The decision on whether to tag and release each prisoner will rest with the court which handed down their jail terms.
Meanwhile, researchers are sceptical about whether EM will assist in the rehabilitation of offenders.
The EM tags are worn on convicts' wrists or ankles, enabling authorities to check on their locations around the clock. The convicts will only be allowed to move within defined areas and may also be subject to curfews.
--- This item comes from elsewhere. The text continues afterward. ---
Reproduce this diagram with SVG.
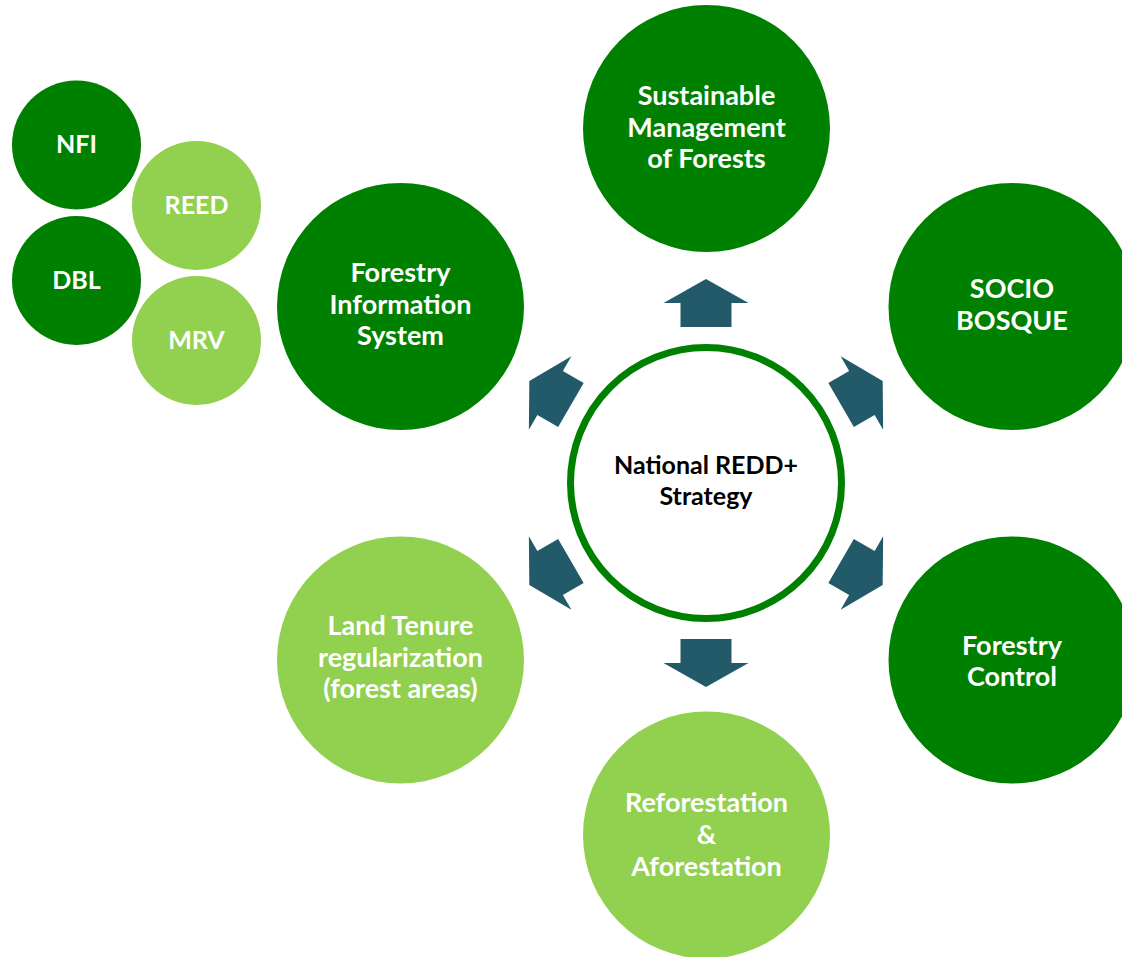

They could be put back behind bars if they violate these conditions.
Research conducted by Chulalongkorn University's political science lecturers Sumonthip Jitsawang and Thitiya Petmunee found the benefit of EM was that convicts' whereabouts could be monitored at all times.
However, they also identified two potential drawbacks.
One is that people who live with or near the inmates may worry about there being a convicted criminal in their midst, which could stigmatise the offenders and damage their self-esteem.
The study analysed the use of EM in 18 countries, including the United States, Canada, the Netherlands, Sweden, France, Israel, Taiwan and Singapore.
It also surveyed Thais' opinions about the regulation, and found almost half the respondents did not even know about EM technology.
The researchers stressed the need for transparency in the application of the policy, to avoid suspicion of corruption or bias based on the social status of convicts.
Angkhana Neelapaijit, director of the Justice for Peace Foundation, disagreed with EM, saying it does nothing to ensure the rehabilitation of inmates.
"The question is how the public benefits from this and whether people will feel safe with inmates outside bars," Ms Angkhana said.
"Although the issue is said to be unrelated to politics, the government could grasp the opportunity to help its own political convicts while the public is still unaware of it," she added.
Charnchao Chaiyanukij, deputy permanent secretary of the Justice Ministry, said clear guidelines on the regulation would be finalised in about a year.
Mr Charnchao said he did not think many EM devices would be procured, so the budget for purchasing them would not be large.